What High-Performing Teams Actually Do
Teams that consistently ship fast tend to have a few things in common that have nothing to do with how quickly they write code.
They deploy continuously, often dozens of times per day, using automated pipelines that run a comprehensive test suite and gate deployment on passing. The Google engineering practices documentation describes a culture where code is reviewed quickly, PRs are kept small, and the expectation is that code moves from commit to production in hours, not days.
They invest heavily in test infrastructure. Not test coverage as a metric to hit, but test suites that developers actually trust, that run fast enough to not break flow, and that fail clearly when something is wrong. A test suite that takes forty minutes and produces flaky results doesn’t provide deployment confidence. It provides the appearance of process.
They reduce the cost of reverting changes. If rolling back a bad deploy is a five-minute operation, the fear around each deploy drops substantially. Blue-green deployments, canary releases, and solid observability make reversion cheap. When reversion is cheap, teams are willing to ship more often.
They keep review cycles short through structural means: mandatory response SLAs for reviews, pairing sessions instead of async review for complex changes, and explicit ownership so that “someone will review it” doesn’t become “nobody owns reviewing it.”
The Diagnostic Value of Faster Coding
There’s one way AI coding tools are genuinely useful beyond raw output speed: they make the real constraints visible and undeniable. When code writing was slow, it was easy for organizations to attribute slow shipping to slow coding. The code took three days to write; of course it took a week to ship. Now that the code takes half a day, the three-day PR queue is exposed as the actual problem.
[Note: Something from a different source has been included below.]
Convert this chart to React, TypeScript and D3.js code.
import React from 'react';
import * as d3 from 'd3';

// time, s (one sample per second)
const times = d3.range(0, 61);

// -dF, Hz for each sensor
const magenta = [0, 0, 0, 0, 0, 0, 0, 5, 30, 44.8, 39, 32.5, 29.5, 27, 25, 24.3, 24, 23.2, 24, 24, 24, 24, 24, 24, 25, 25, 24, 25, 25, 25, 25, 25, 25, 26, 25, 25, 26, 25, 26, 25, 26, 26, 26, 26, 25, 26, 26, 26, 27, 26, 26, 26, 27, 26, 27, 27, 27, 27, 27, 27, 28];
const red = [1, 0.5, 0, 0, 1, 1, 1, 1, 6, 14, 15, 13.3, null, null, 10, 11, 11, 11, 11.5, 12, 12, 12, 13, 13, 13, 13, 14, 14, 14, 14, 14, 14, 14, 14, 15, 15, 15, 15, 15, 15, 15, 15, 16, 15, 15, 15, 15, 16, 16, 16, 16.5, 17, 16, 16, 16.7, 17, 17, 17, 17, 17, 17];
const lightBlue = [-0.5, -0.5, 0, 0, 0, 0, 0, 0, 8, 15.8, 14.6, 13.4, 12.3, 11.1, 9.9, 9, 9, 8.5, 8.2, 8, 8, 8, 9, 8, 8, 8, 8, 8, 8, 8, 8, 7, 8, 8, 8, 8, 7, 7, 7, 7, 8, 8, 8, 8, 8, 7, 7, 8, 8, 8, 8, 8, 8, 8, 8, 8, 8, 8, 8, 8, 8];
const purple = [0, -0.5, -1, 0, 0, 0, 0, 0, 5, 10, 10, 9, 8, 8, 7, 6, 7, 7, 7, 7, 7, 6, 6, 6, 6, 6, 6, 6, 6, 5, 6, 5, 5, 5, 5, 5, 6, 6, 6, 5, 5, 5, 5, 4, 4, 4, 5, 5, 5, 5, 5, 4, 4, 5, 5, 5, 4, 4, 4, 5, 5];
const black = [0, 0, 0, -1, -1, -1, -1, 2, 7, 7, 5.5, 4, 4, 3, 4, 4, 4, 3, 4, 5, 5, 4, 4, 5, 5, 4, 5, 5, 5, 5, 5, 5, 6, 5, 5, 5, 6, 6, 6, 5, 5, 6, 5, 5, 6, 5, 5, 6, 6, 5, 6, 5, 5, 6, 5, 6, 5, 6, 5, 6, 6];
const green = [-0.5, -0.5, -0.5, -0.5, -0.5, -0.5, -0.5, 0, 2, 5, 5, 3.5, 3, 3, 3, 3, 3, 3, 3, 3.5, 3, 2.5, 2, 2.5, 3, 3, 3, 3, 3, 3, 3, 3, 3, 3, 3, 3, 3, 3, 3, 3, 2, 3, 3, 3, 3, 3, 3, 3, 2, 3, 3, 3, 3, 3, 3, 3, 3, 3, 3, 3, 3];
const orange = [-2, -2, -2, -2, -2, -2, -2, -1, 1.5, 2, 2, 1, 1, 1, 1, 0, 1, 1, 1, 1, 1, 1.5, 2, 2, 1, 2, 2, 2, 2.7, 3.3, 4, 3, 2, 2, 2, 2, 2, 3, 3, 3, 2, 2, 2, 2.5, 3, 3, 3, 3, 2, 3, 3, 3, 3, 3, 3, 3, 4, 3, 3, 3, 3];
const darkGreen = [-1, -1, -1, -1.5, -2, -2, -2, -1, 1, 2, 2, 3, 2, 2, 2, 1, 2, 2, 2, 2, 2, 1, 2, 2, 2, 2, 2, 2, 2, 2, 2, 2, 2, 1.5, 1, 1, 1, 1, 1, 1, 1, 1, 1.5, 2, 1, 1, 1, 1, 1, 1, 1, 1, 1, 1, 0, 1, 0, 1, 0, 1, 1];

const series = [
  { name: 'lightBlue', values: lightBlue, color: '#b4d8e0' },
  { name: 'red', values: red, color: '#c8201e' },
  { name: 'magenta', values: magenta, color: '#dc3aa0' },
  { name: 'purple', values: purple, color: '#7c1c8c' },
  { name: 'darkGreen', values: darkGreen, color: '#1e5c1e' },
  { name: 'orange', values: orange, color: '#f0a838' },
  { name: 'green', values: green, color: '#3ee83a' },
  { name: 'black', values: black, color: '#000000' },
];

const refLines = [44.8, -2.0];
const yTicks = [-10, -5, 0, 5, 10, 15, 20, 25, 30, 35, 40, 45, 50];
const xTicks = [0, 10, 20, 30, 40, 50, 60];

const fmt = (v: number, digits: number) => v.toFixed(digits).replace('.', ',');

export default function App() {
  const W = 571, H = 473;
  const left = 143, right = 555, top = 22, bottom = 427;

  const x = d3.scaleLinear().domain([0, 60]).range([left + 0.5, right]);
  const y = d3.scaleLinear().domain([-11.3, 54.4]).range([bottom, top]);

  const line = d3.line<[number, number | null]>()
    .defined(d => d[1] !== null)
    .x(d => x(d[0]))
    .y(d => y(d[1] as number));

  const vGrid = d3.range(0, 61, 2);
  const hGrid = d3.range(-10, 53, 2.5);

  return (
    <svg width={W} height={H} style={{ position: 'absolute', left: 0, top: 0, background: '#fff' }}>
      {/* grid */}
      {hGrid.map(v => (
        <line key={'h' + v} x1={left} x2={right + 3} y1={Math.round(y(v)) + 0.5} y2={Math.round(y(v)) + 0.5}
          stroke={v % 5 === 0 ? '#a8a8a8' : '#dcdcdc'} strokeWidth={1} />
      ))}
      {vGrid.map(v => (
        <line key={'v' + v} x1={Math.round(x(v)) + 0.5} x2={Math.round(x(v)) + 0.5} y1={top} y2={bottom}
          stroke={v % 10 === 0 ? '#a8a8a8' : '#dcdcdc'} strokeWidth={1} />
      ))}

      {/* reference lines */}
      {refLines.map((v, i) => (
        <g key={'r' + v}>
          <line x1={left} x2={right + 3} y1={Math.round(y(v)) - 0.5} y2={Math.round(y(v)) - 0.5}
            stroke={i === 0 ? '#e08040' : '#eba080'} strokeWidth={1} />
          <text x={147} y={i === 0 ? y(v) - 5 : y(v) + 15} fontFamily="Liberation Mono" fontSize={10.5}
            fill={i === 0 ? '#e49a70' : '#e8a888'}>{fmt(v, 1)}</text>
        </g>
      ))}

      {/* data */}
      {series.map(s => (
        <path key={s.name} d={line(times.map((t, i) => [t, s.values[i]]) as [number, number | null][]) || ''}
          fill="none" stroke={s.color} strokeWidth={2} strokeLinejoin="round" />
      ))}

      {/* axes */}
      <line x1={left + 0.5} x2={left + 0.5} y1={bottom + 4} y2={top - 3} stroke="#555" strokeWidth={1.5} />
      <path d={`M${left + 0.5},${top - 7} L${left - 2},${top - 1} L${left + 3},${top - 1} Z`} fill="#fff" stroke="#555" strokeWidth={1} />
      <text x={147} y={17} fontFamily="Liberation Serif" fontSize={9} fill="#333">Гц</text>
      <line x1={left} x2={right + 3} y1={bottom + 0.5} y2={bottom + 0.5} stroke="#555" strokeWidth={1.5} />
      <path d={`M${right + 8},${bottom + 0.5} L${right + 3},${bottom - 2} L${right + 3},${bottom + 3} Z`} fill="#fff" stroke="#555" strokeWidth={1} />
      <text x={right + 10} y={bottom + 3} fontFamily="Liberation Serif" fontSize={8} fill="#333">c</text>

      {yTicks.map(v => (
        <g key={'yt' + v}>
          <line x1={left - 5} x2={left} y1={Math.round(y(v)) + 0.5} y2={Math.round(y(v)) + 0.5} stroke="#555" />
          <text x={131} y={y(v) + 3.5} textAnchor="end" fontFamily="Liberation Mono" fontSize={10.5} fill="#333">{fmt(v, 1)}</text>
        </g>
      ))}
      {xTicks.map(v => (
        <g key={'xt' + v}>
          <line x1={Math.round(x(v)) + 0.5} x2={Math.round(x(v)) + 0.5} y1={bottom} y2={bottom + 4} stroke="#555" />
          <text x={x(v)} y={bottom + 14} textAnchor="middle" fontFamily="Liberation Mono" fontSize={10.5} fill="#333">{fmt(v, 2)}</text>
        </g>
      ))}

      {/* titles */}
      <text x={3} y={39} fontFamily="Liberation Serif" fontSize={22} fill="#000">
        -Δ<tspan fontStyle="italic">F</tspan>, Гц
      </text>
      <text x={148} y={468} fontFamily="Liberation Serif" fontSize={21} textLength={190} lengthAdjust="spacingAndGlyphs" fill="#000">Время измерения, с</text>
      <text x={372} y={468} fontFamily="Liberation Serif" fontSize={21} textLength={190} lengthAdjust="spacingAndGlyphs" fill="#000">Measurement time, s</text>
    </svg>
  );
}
In this sense, AI tools function as a diagnostic. Teams that adopt them and see no improvement in delivery frequency are learning something important: their constraint was never where they thought it was. That’s valuable information, even if it’s uncomfortable. The investment in tooling becomes an investment in organizational clarity.
The teams that will extract the most from faster coding are those that already have the rest of the pipeline working well, short review cycles, automated deployment, feature flags, small PRs. For them, faster code generation genuinely moves the needle because it removes one of the few remaining delays. For teams still running week-long review cycles and quarterly deploy windows, the marginal value of Copilot is close to zero on shipping velocity.
Where the Leverage Actually Is
If you want to ship faster, the interventions with the most leverage are roughly ordered like this: reduce PR size, reduce review latency, automate testing and deployment, add feature flags for safer deploys, and reduce approval chains. Faster code writing is somewhere below all of these.
This isn’t an argument against AI coding tools. They have real value for code quality, for exploring unfamiliar APIs, for catching issues early, and for reducing the cognitive load of mechanical tasks. But the pitch that they’ll dramatically accelerate team shipping velocity is only true if coding time is actually the bottleneck, and in most organizations it isn’t.
The Accelerate book by Nicole Forsgren, Jez Humble, and Gene Kim covered this ground in 2018 with rigorous data. The conditions that predict high software delivery performance are cultural and architectural, not tooling-dependent. Psychological safety, loose coupling between services, continuous integration, and deployment automation are the predictors. Those haven’t changed because LLMs got good at writing Python.
If your team is slow, the honest diagnostic is to time each stage of your delivery pipeline and find where changes actually wait. The answer is almost certainly not in the editor.